About this time of the year there is a lot of conversation about how much students will "slip" from spring to fall and how we start with a deficit in the fall and we have to make it up and…so on…and so on.
I have an opinion on "summer slip". Me? An opinion? I know you’re shocked.
When I work with schools who cite the skill slippage of summer as a force to be reckoned with, I ask them this question: Who is doing the slipping? The typical response is: the struggling students. And this is often blamed upon students "not reading over the summer".

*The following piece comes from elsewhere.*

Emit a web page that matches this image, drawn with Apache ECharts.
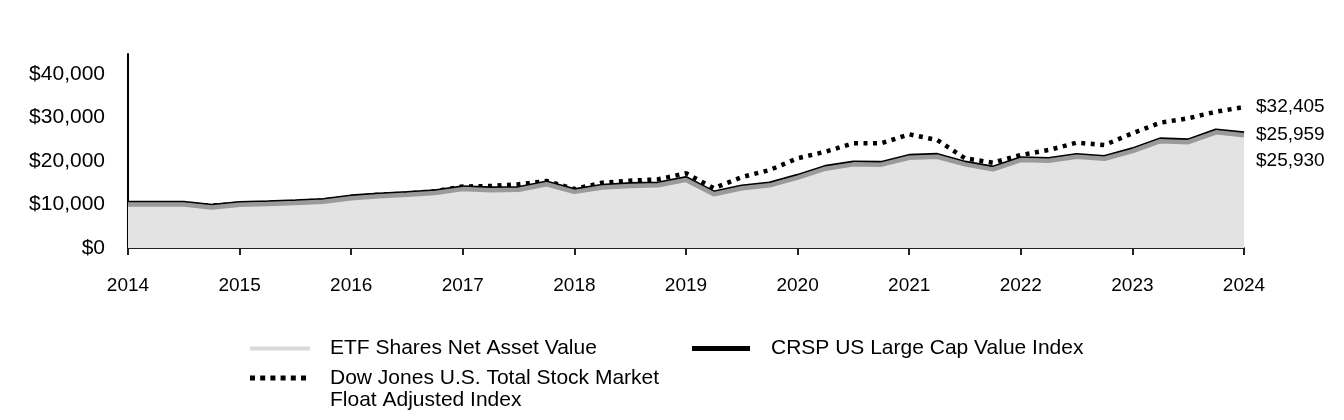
<!DOCTYPE html>
<html>
<head>
<meta charset="utf-8">
<style>
  html, body { margin: 0; padding: 0; background: #ffffff; }
  #chart { width: 1344px; height: 420px; }
</style>
<script src="https://cdn.jsdelivr.net/npm/echarts@6/dist/echarts.min.js"></script>
</head>
<body>
<div id="chart"></div>
<script>
// Quarterly categories (year labels shown at each year start)
const quarters = [
  '2014','2014 Q2','2014 Q3','2014 Q4',
  '2015','2015 Q2','2015 Q3','2015 Q4',
  '2016','2016 Q2','2016 Q3','2016 Q4',
  '2017','2017 Q2','2017 Q3','2017 Q4',
  '2018','2018 Q2','2018 Q3','2018 Q4',
  '2019','2019 Q2','2019 Q3','2019 Q4',
  '2020','2020 Q2','2020 Q3','2020 Q4',
  '2021','2021 Q2','2021 Q3','2021 Q4',
  '2022','2022 Q2','2022 Q3','2022 Q4',
  '2023','2023 Q2','2023 Q3','2023 Q4',
  '2024'
];

const seriesNames = [
  'ETF Shares Net Asset Value',
  'CRSP US Large Cap Value Index',
  'Dow Jones U.S. Total Stock Market Float Adjusted Index'
];

const etfNav = [10000,10000,9979,9309,9928,10098,10347,10616,11445,11894,12243,12632,
  13540,13289,13388,14655,12906,13893,14281,14419,15655,12350,13726,14413,
  16178,18241,19227,19155,20758,20985,19218,18069,20220,20038,20972,20511,
  22270,24558,24326,26603,25930];

const crspIndex = [10000,10000,9980,9310,9930,10100,10350,10620,11450,11900,12250,12640,
  13550,13300,13400,14670,12920,13910,14300,14440,15680,12370,13750,14440,
  16210,18280,19270,19200,20810,21040,19270,18120,20280,20100,21040,20580,
  22350,24650,24420,26710,25959];

const dowIndex = [10000,10050,10100,9750,10150,10350,10600,10900,11700,12250,12500,13050,
  14140,14250,14640,15400,13560,15010,15470,15790,17170,13730,16300,17930,
  20620,22140,24070,24070,26140,24830,20620,19610,21380,22530,24210,23680,
  26370,28810,29820,31340,32405];

const yTicks = [0, 10000, 20000, 30000, 40000];

const FONT = "'Liberation Sans', Arial, sans-serif";
const money = v => '$' + Math.round(v).toLocaleString('en-US');

const chart = echarts.init(document.getElementById('chart'), null, { renderer: 'canvas' });

const endLabelBase = {
  show: true,
  distance: 12,
  color: '#000',
  fontFamily: FONT,
  fontSize: 19,
  formatter: p => money(p.value)
};

chart.setOption({
  animation: false,
  backgroundColor: '#ffffff',
  textStyle: { fontFamily: FONT },
  grid: { left: 128, right: 100, top: 54, bottom: 172, containLabel: false },
  xAxis: {
    type: 'category',
    data: quarters,
    boundaryGap: false,
    axisLine: { show: true, lineStyle: { color: '#222', width: 2 } },
    axisTick: { show: true, interval: 3, length: 7, lineStyle: { color: '#222', width: 2 } },
    axisLabel: { interval: 3, color: '#000', fontSize: 19, fontFamily: FONT, margin: 28 },
    splitLine: { show: false }
  },
  yAxis: {
    type: 'value',
    min: yTicks[0],
    max: 44600,
    interval: 10000,
    axisLine: { show: true, lineStyle: { color: '#000', width: 2 } },
    axisTick: { show: false },
    splitLine: { show: false },
    axisLabel: {
      color: '#000', fontSize: 21, fontFamily: FONT, margin: 23,
      showMaxLabel: false,
      formatter: v => money(v)
    }
  },
  legend: [
    {
      data: [{ name: seriesNames[0], icon: 'rect', itemStyle: { color: '#d9d9d9' } }],
      left: 250, top: 338, padding: 0,
      itemWidth: 60, itemHeight: 4,
      selectedMode: false,
      textStyle: { color: '#000', fontSize: 21, fontFamily: FONT, padding: [0, 0, 0, 15] }
    },
    {
      data: [{ name: seriesNames[1], icon: 'rect', itemStyle: { color: '#000' } }],
      left: 692, top: 338, padding: 0,
      itemWidth: 58, itemHeight: 5,
      selectedMode: false,
      textStyle: { color: '#000', fontSize: 21, fontFamily: FONT, padding: [0, 0, 0, 16] }
    },
    {
      data: [{
        name: seriesNames[2],
        icon: 'path://M0,0h5v5h-5z M10.2,0h5v5h-5z M20.4,0h5v5h-5z M30.6,0h5v5h-5z M40.8,0h5v5h-5z M51,0h5v5h-5z',
        itemStyle: { color: '#000' }
      }],
      left: 250, top: 345, padding: 0,
      itemWidth: 56, itemHeight: 5,
      selectedMode: false,
      formatter: name => '\n' + name.replace(' Market ', ' Market\n'),
      textStyle: { color: '#000', fontSize: 21, fontFamily: FONT, lineHeight: 22, padding: [0, 0, 0, 19] }
    }
  ],
  series: [
    {
      name: seriesNames[2],
      type: 'line',
      data: dowIndex,
      showSymbol: false,
      symbol: 'none',
      z: 2,
      itemStyle: { color: '#000' },
      lineStyle: { color: '#000', width: 4.5, type: [4, 5.5], cap: 'butt' },
      endLabel: Object.assign({}, endLabelBase)
    },
    {
      name: seriesNames[1],
      type: 'line',
      data: crspIndex,
      showSymbol: false,
      symbol: 'none',
      z: 3,
      itemStyle: { color: '#000' },
      lineStyle: { color: '#000', width: 1 },
      endLabel: Object.assign({}, endLabelBase)
    },
    {
      name: seriesNames[0],
      type: 'line',
      data: etfNav,
      showSymbol: false,
      symbol: 'none',
      z: 4,
      itemStyle: { color: '#d9d9d9' },
      lineStyle: {
        color: '#9a9a9a', width: 4.5,
        shadowColor: '#000', shadowBlur: 0, shadowOffsetX: 0, shadowOffsetY: -1.6
      },
      areaStyle: { color: '#e3e3e3', opacity: 1 },
      endLabel: Object.assign({}, endLabelBase, { offset: [0, 26] })
    }
  ]
});
</script>
</body>
</html>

I disagree with the fact that summer slippage comes from students "not reading over the summer". This places way too much importance on silent reading as a means for student achievement. As is abundantly clear in research and practical studies, students who achieve do so from a combination of excellent teaching and lots of highly structured practice. While reading independently a lot is often an attribute of a successful student, sometimes students who perform well really do not enjoy reading and rarely engage in it for fun and certainly not in the summer!
So what gives in the summer months?
First of all, we know who will slip during the summer: it’s typically the kids who are in our interventions before, during, between and after school. These are the kids on the watch list already. Why, then do we continue to bemoan the fact that they slip when we know that this will happen?
Second of all, if we know who these students are before the summer even begins, we must build our interventions in the late spring and early fall to be more powerful during these times to quickly account for likely skill slippage.
However, what I commonly see is that interventions become less intense as the year draws to an end. I also recognize that many interventions do not begin until at least a month into the school year.
So, in many cases, students are not just slipping during the two months of summer, they are slipping because their teaching has begun to lose power about a month before school ends (and often after high stakes testing as finished). And to add insult to injury, they are not getting powerful differentiated instruction until one month into the school year. When we add this all up, this is not just about the two months of summer, this is about missing instruction for FOUR MONTHS out of the year. I believe that THIS is the problem!
So, the question is, if we have control over what happens every day in the school year, then what are we willing to do to make sure that the powerful instruction continues to the very end and starts up at the very beginning?